Saturday, February 09, 2013

Punks with Laptops

Photo by Beck Diefenbach for the Chronicle
of Mansbach trying hard to look cool

We have Punks with Guns, Punks on Bikes, Punks with Spraycans, and now we have Punks with Laptops, like novelist Adam Mansbach in this morning's Chronicle, who romanticize and enable the Punks with Spraycans who vandalize our neighborhoods:

When Adam Mansbach was thinking about the protagonist of his new novel, "Rage Is Back," he wanted a narrator who would be "digressive, funny, stoned a lot, and would take the reader on a wild ride." He envisioned a street-savvy Brooklyn teen who was versed in high and low culture, in the writings of the ancient Greek poet Homer and the lyrics of the rapper Jay-Z.

Here's a sample of Jay-Z's lyrics from a "song" on his first album:

Aiyyo Jay word up; these motherfuckers
Fuckin talkin that comeback shit like they cookin crack
Shit I ain't frontin all I want my pockets green like slum change
Yaknahmsayin? Front the roll we roll back like rubbers motherfucker
For real; with no trace of AIDS
We keep our pockets fully blown, Roc-A-Fella click nigga

Aiyyo we pattin down pussy from Sugarhill to the Shark Bar
Fuck a bitch D in the marked car
We got the bad bitches gaspin for air in Aspen
Searchin for aspirin when I ask then, we swing
You cling we do our thing and bring
Sling your ding-a-ling from Bed-Stuy Brooklyn to Beijing


You can see how much this drivel has in common with Homer.
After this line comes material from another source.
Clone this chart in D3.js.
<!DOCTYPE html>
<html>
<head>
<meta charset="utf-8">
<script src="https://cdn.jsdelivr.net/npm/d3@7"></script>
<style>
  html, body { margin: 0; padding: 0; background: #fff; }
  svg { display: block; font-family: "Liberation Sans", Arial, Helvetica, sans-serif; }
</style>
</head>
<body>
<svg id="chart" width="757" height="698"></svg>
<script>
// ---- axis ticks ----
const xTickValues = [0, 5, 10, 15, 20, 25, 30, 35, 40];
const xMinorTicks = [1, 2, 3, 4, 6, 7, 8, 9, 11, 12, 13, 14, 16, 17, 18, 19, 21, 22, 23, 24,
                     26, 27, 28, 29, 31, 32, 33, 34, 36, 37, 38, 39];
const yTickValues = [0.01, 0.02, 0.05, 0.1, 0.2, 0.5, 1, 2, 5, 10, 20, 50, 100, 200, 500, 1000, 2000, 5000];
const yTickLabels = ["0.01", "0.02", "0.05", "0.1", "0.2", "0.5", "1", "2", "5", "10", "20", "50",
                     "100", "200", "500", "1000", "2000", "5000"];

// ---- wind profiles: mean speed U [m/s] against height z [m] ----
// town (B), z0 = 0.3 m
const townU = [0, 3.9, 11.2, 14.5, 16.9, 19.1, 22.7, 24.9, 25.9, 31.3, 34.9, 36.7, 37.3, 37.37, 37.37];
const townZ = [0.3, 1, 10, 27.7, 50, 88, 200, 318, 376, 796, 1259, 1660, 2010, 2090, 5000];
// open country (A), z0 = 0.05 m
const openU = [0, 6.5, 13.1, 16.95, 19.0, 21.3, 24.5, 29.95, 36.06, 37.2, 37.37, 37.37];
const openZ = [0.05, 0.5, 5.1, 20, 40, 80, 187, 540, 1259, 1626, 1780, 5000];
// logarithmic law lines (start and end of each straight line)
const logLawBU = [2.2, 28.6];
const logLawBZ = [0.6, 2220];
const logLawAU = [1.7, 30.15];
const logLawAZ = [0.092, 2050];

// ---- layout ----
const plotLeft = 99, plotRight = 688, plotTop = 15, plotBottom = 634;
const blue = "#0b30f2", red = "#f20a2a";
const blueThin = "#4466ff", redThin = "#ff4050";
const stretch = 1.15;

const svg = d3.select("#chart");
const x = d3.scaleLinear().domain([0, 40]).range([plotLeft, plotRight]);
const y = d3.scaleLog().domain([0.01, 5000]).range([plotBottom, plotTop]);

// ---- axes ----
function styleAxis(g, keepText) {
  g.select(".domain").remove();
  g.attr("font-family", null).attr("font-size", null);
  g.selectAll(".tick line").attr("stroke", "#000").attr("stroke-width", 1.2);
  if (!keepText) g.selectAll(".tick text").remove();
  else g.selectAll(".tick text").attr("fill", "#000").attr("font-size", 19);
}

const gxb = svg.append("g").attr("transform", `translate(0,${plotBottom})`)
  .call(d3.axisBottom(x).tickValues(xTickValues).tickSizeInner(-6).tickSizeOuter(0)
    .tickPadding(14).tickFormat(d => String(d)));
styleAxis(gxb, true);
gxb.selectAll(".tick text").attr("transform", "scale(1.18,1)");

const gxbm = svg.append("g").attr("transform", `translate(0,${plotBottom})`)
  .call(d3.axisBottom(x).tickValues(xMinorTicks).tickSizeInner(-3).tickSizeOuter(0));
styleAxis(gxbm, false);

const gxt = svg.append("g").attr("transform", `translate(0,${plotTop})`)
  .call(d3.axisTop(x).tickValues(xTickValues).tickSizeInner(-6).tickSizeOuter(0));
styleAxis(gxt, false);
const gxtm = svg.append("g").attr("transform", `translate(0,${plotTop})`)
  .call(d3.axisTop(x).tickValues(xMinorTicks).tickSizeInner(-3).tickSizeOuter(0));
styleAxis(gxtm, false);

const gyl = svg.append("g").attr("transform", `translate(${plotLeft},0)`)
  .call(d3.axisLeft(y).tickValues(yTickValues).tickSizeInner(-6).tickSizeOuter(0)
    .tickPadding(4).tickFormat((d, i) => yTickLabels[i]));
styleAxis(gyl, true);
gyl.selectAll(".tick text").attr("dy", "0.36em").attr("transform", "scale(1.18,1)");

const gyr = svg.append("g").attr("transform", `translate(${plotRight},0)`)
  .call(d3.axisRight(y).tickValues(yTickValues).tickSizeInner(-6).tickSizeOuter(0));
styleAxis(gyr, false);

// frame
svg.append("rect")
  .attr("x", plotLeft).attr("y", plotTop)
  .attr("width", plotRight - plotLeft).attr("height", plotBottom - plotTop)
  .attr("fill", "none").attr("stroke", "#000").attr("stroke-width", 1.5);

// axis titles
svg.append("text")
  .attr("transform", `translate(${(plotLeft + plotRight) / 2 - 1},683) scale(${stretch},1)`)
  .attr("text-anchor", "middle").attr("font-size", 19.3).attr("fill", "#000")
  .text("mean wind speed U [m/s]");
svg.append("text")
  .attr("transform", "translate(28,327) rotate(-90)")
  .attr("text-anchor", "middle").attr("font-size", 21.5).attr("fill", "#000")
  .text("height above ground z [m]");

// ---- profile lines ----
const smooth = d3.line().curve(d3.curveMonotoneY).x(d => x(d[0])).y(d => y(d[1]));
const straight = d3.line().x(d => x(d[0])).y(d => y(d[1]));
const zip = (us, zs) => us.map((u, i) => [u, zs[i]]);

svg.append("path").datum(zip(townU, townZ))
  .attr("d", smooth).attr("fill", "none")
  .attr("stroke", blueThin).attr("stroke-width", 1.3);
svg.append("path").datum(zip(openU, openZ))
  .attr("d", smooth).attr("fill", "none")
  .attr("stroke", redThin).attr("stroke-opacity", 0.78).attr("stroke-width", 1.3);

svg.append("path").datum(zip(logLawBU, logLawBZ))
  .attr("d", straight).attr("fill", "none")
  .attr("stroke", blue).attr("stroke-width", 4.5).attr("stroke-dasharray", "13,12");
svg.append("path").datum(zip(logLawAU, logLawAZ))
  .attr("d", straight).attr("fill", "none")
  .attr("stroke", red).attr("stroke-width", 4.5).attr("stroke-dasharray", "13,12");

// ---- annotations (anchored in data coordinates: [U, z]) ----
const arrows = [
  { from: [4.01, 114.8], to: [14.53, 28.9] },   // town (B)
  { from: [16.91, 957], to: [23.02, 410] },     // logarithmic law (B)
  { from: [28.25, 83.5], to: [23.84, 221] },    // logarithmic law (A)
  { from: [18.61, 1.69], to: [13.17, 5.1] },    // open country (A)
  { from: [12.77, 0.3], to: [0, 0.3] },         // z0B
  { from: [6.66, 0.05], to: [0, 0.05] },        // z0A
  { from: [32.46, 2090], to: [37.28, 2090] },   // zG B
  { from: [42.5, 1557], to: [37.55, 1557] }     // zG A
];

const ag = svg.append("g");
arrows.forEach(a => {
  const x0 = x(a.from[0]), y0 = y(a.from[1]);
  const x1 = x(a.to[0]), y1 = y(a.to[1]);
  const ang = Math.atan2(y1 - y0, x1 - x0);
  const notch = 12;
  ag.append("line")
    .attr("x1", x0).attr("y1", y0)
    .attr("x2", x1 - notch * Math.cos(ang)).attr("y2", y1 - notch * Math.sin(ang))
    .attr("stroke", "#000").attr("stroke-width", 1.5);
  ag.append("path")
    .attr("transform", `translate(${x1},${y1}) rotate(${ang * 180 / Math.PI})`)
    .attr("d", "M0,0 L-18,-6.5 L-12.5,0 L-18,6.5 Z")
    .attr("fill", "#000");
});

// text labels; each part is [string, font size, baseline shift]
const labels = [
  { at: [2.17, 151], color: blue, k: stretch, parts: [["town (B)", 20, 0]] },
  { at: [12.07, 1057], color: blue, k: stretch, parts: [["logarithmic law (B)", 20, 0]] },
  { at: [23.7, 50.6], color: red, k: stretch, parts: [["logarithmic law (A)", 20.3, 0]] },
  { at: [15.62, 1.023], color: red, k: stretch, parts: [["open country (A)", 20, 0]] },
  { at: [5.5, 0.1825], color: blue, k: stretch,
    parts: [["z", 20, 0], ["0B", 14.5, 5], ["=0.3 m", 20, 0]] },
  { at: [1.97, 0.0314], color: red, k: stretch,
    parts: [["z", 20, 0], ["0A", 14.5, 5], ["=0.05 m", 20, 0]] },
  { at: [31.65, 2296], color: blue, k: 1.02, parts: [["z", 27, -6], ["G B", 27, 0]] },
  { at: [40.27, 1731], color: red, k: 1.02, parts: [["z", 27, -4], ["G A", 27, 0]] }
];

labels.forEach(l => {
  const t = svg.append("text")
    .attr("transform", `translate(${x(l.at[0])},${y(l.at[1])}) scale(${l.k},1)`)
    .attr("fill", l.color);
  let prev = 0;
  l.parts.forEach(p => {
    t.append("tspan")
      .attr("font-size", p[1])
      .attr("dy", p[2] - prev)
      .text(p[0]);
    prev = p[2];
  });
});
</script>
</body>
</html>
With stories like this, the Chronicle is trying in vain to interest the backward children---chronological adults only---who dominate our popular culture.

The city's print media has often pandered to the city's "youth culture," a contradiction in terms. Back in 2007, after violent incidents during Critical Mass, the Chronicle pandered to the bike people with a positive front-page story on that monthly, traffic-snarling demonstration. The Bay Guardian thinks graffiti/tagging vandalism "gives the city a nice flavor" and runs stories about teaching children how to commit this kind of vandalism. The SF Weekly thinks the city should "deprioritize" the fight against graffiti/tagging vandalism, and runs a front-page story on a so-called "spray-can" artist. Progressive former District 5 Supervisor Matt Gonzalez invited a tagger to deface his office walls in City Hall.

It's not just San Francisco. The LA Museum of Contemporary Art did a show on graffiti a couple of years ago. It's a little surprising that SF Moma hasn't followed suit yet.